The ads have sent Kaepernick into a new realm of celebrity, quickly becoming among the most talked-about and successful campaigns in recent years. And they have allowed Nike, which has a history of provocative marketing campaigns, to capitalize on the so-called Resistance movement in a way it only recently realized it could.

They are also yet another vehicle for Kaepernick to raise his own profile as a sort of civil rights entrepreneur unlike anyone before has, certainly in sports. He has signed deals to write a book — which is set to be published next year and will be accompanied by a speaking tour — and to develop a comedy series.

But it almost didn’t happen. In the summer of 2017, a debate raged in Nike’s headquarters in Beaverton, Ore., over whether to cut loose the controversial, unemployed quarterback — and the company very nearly did, according to two individuals with knowledge of the discussions who requested anonymity because of nondisclosure agreements each has with Nike.

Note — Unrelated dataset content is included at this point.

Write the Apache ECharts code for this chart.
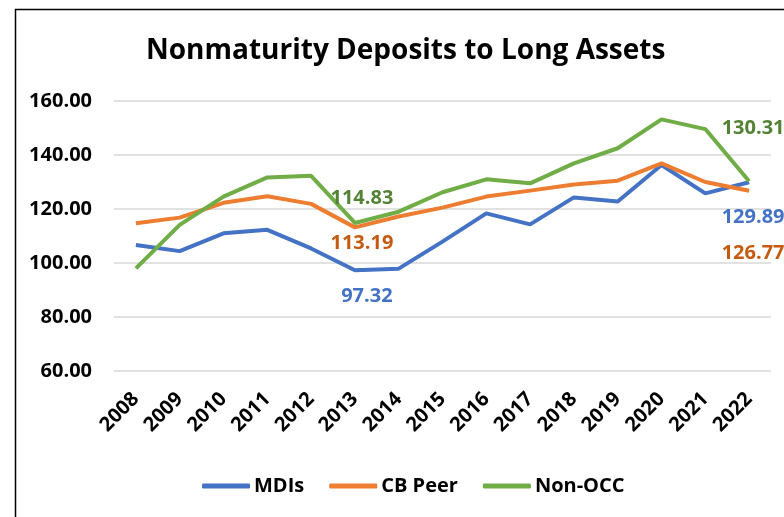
<!DOCTYPE html>
<html>
<head>
<meta charset="utf-8">
<script src="https://cdn.jsdelivr.net/npm/echarts@6/dist/echarts.min.js"></script>
<style>
  html, body { margin: 0; padding: 0; background: #fff; }
  #chart { width: 784px; height: 517px; }
</style>
</head>
<body>
<div id="chart"></div>
<script>
// Years on the category axis
const years = ['2008','2009','2010','2011','2012','2013','2014','2015','2016','2017','2018','2019','2020','2021','2022'];

// Nonmaturity deposits to long assets, by peer group
const mdis   = [106.7, 104.4, 111.0, 112.3, 105.4, 97.32, 97.9, 107.9, 118.4, 114.3, 124.3, 122.8, 136.3, 125.8, 129.89];
const cbPeer = [114.7, 116.8, 122.3, 124.7, 121.9, 113.19, 117.2, 120.5, 124.6, 126.8, 129.1, 130.5, 136.9, 130.0, 126.77];
const nonOcc = [98.0, 114.1, 124.6, 131.7, 132.3, 114.83, 119.0, 126.2, 131.0, 129.5, 136.9, 142.5, 153.2, 149.6, 130.31];

// Value axis ticks
const yMin = 60, yMax = 160, yStep = 20;

// Indices of the points that carry a value label
const labelled = { 5: true, 14: true };

const FONT = '"Open Sans", Lato, sans-serif';

function withLabels(values, color, offsets) {
  return values.map((v, i) => {
    if (!labelled[i]) return v;
    return {
      value: v,
      label: {
        show: true,
        formatter: p => Number(p.value).toFixed(2),
        position: 'inside',
        offset: offsets[i],
        color: color,
        fontFamily: FONT,
        fontWeight: 'bold',
        fontSize: 20
      }
    };
  });
}

function lineSeries(name, values, color, labelColor, offsets, z) {
  return {
    name: name,
    type: 'line',
    data: withLabels(values, labelColor, offsets),
    showSymbol: true,
    symbol: 'circle',
    symbolSize: 0,
    label: { show: false },
    lineStyle: { color: color, width: 4 },
    itemStyle: { color: color },
    z: z
  };
}

const chart = echarts.init(document.getElementById('chart'), null, { renderer: 'canvas' });

chart.setOption({
  animation: false,
  backgroundColor: '#ffffff',
  title: {
    text: 'Nonmaturity Deposits to Long Assets',
    left: 141,
    top: 32,
    textStyle: { fontFamily: FONT, fontWeight: 'bold', fontSize: 28, color: '#000' }
  },
  graphic: [{
    type: 'rect',
    shape: { x: 15.5, y: 9.5, width: 800, height: 520 },
    style: { fill: 'none', stroke: '#000', lineWidth: 1.5 },
    silent: true,
    z: -1
  }],
  legend: {
    bottom: 16,
    left: 197,
    itemWidth: 48,
    itemHeight: 5,
    itemGap: 25,
    icon: 'roundRect',
    textStyle: { fontFamily: FONT, fontWeight: 'bold', fontSize: 20, color: '#000', padding: [0, 0, 0, -1] },
    data: ['MDIs', 'CB Peer', 'Non-OCC']
  },
  grid: { left: 114, right: 13, top: 101, bottom: 146 },
  xAxis: {
    type: 'category',
    data: years,
    boundaryGap: true,
    axisLine: { show: false },
    axisTick: { show: false },
    axisLabel: {
      rotate: 45,
      margin: 25,
      fontFamily: FONT,
      fontWeight: 'bold',
      fontSize: 20,
      color: '#000'
    }
  },
  yAxis: {
    type: 'value',
    min: yMin,
    max: yMax,
    interval: yStep,
    axisLine: { show: false },
    axisTick: { show: false },
    splitLine: { lineStyle: { color: '#d9d9d9', width: 1.5 } },
    axisLabel: {
      formatter: v => v.toFixed(2),
      margin: 22,
      fontFamily: FONT,
      fontWeight: 'bold',
      fontSize: 20,
      color: '#000'
    }
  },
  series: [
    lineSeries('MDIs', mdis, '#4472C4', '#4472C4', { 5: [12, 26], 14: [4, 35] }, 3),
    lineSeries('CB Peer', cbPeer, '#ED7D31', '#C55A11', { 5: [7, 16], 14: [4, 63] }, 4),
    lineSeries('Non-OCC', nonOcc, '#70AD47', '#548235', { 5: [7, -25], 14: [4, -53] }, 5)
  ]
});
</script>
</body>
</html>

When the company did decide to embrace the former San Francisco 49ers quarterback, it risked angering the National Football League, a Nike partner since 2012, but the company ultimately decided it was a risk worth taking, given the credibility the company would gain with the young, urban market it has long targeted.

Kaepernick ignited a national discourse in 2016 when he began kneeling during the playing of the national anthem before games to protest racism, social inequality and police brutality. He left the 49ers after the 2016 season and became a free agent, but executives throughout the N.F.L. considered him radioactive because of his on-field protests, which drew vocal criticism from President Trump, and no team signed him.

That left Nike’s sports marketing group flummoxed. There seemed to be little they could do with a lightning-rod professional football player who was not playing football.